Hall faced many challenges throughout her career because of the same systemic racism we’re seeing lay out today. Yet she also saw the real change that is possible if we face these challenges together.
We should look to Hall for inspiration. Even living through the devastation of an explicit apartheid-regime, Hall educated herself and her community.
Thanks to the hard historical work of Indiana State Librarian Michele Fenton, who took the time to research the life of Hall and her legacy, we’re better able to remember her and look to her for inspiration.

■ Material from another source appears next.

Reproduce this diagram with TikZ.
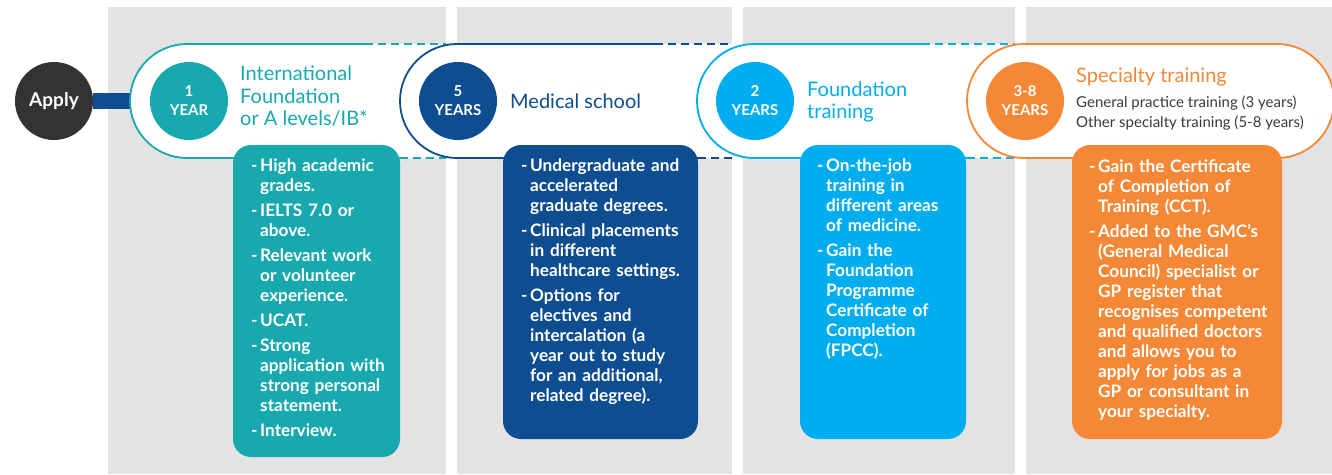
\documentclass[tikz,border=0pt]{standalone}
\usepackage{fontspec}
\setmainfont{Lato}
\definecolor{teal}{HTML}{17A9AD}
\definecolor{dblue}{HTML}{0E4D8F}
\definecolor{lblue}{HTML}{00AEEF}
\definecolor{orng}{HTML}{F48836}
\definecolor{panelgray}{HTML}{E3E3E3}
\definecolor{applygray}{HTML}{333333}
\definecolor{subgray}{HTML}{3A3A3A}
\newcommand\bitem[1]{\hangindent=9pt\hangafter=1\noindent\makebox[9pt][l]{-}#1\par}
\begin{document}
\begin{tikzpicture}[x=1pt,y=-1pt,
  panel/.style={fill=panelgray},
  pillline/.style={line width=1.8pt},
  dashline/.style={line width=1.8pt, dash pattern=on 8pt off 5pt},
  yearcirc/.style={circle, minimum size=78pt, inner sep=0pt, text=white, font=\fontsize{15}{19}\selectfont\bfseries, align=center},
  infobox/.style={rounded corners=18pt},
  boxtext/.style={anchor=north west, inner sep=0pt, text width=230pt, align=left, text=white, font=\fontsize{17.2}{20}\selectfont\bfseries},
  titletext/.style={anchor=base west, inner sep=0pt, font=\fontsize{20}{22}\selectfont},
  subtitletext/.style={anchor=base west, inner sep=0pt, font=\fontsize{15}{18}\selectfont, text=subgray}
]
\useasboundingbox (0,0) rectangle (1332,474);
% panels
\fill[panel] (108,7) rectangle (446,474);
\fill[panel] (457,7) rectangle (732,474);
\fill[panel] (743,7) rectangle (1015,474);
\fill[panel] (1026,7) rectangle (1332,474);

% apply and bar
\node[circle, fill=applygray, minimum size=78pt, inner sep=0pt, text=white, font=\fontsize{19}{22}\selectfont\bfseries] (apply) at (54,101) {Apply};
\coordinate (p1left) at (140,101);
\draw[line width=16pt, dblue] (apply.east) -- (p1left);

% pill 1
\fill[white] (446,44) -- (187,44) arc(270:90:57) -- (446,158) -- cycle;
\draw[pillline, teal] (365,44) -- (187,44) arc(270:90:57) -- (400,158);
\draw[dashline, teal] (365,44) -- (446,44);
\draw[dashline, teal] (400,158) -- (446,158);
% pill 2
\fill[white] (732,44) -- (457,44) arc(270:90:57) -- (732,158) -- cycle;
\draw[pillline, dblue] (655,44) -- (457,44) arc(270:90:57) -- (698,158);
\draw[dashline, dblue] (655,44) -- (732,44);
\draw[dashline, dblue] (698,158) -- (732,158);
% pill 3
\fill[white] (1015,44) -- (754,44) arc(270:90:57) -- (1015,158) -- cycle;
\draw[pillline, lblue] (922,44) -- (754,44) arc(270:90:57) -- (967,158);
\draw[dashline, lblue] (922,44) -- (1015,44);
\draw[dashline, lblue] (967,158) -- (1015,158);
% pill 4
\filldraw[pillline, draw=orng, fill=white] (1024,44) arc(270:90:57) -- (1277,158) arc(90:-90:57) -- cycle;

% year circles
\node[yearcirc, fill=teal] (y1) at (189,101) {1\\YEAR};
\node[yearcirc, fill=dblue] (y2) at (458,101) {5\\YEARS};
\node[yearcirc, fill=lblue] (y3) at (755,101) {2\\YEARS};
\node[yearcirc, fill=orng] (y4) at (1025,101) {3-8\\YEARS};

% titles
\node[titletext, text=teal] (t1a) at (240,80.5) {International};
\node[titletext, text=teal] (t1b) at (240,103) {Foundation};
\node[titletext, text=teal] (t1c) at (240,125.5) {or A levels/IB*};
\node[titletext, text=dblue] (t2) at (510,108) {Medical school};
\node[titletext, text=lblue] (t3a) at (807,96) {Foundation};
\node[titletext, text=lblue] (t3b) at (807,118) {training};
\node[titletext, text=orng] (t4) at (1076,82) {Specialty training};
\node[subtitletext] (s4a) at (1076,107) {General practice training (3 years)};
\node[subtitletext] (s4b) at (1076,127) {Other specialty training (5-8 years)};

% info boxes
\fill[teal, infobox] (233,145) rectangle (400,457);
\fill[dblue, infobox] (503,145) rectangle (698,439);
\fill[lblue, infobox] (800,145) rectangle (966,439);
\fill[orng, infobox] (1072,145) rectangle (1282,439);

\node[boxtext] (b1) at (251,159) {\setlength{\parskip}{5pt}%
\bitem{High academic\newline grades.}%
\bitem{IELTS 7.0 or\newline above.}%
\bitem{Relevant work\newline or volunteer\newline experience.}%
\bitem{UCAT.}%
\bitem{Strong\newline application with\newline strong personal\newline statement.}%
\bitem{Interview.}};
\node[boxtext] (b2) at (521,159) {\setlength{\parskip}{5pt}%
\bitem{Undergraduate and\newline accelerated\newline graduate degrees.}%
\bitem{Clinical placements\newline in different\newline healthcare settings.}%
\bitem{Options for\newline electives and\newline intercalation (a\newline year out to study\newline for an additional,\newline related degree).}};
\node[boxtext] (b3) at (817,159) {\setlength{\parskip}{5pt}%
\bitem{On-the-job\newline training in\newline different areas\newline of medicine.}%
\bitem{Gain the\newline Foundation\newline Programme\newline Certificate of\newline Completion\newline (FPCC).}};
\node[boxtext] (b4) at (1089,159) {\setlength{\parskip}{5pt}%
\bitem{Gain the Certificate\newline of Completion of\newline Training (CCT).}%
\bitem{Added to the GMC’s\newline (General Medical\newline Council) specialist or\newline GP register that\newline recognises competent\newline and qualified doctors\newline and allows you to\newline apply for jobs as a\newline GP or consultant in\newline your specialty.}};
\end{tikzpicture}
\end{document}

As Fenton told IndyStar, “I was so inspired by her because look at the time period and look at what she accomplished when women, women of color, had barely any rights.
In 2014, Fenton published an article about Hall in the Indiana Libraries journal of the Indiana Library Federation, writing: “I think about what she had to go through. She faced so many challenges because it can be hard, even today, for library branches in neighborhoods of color, to get the materials they need.”
The Indianapolis Public Library Foundation announced a scholarship in Hall’s name that will go towards paying tuition costs for marginalized people to obtain their Masters in Library and Information Science. This is a small piece of evidence that progress always wins over reactionary forces. The counter revolution sows the seeds for the next revolution.
When the Indianapolis Public Library truly reflects the community it serves, then the seeds Hall planted over 100 years ago will begin to bear fruit.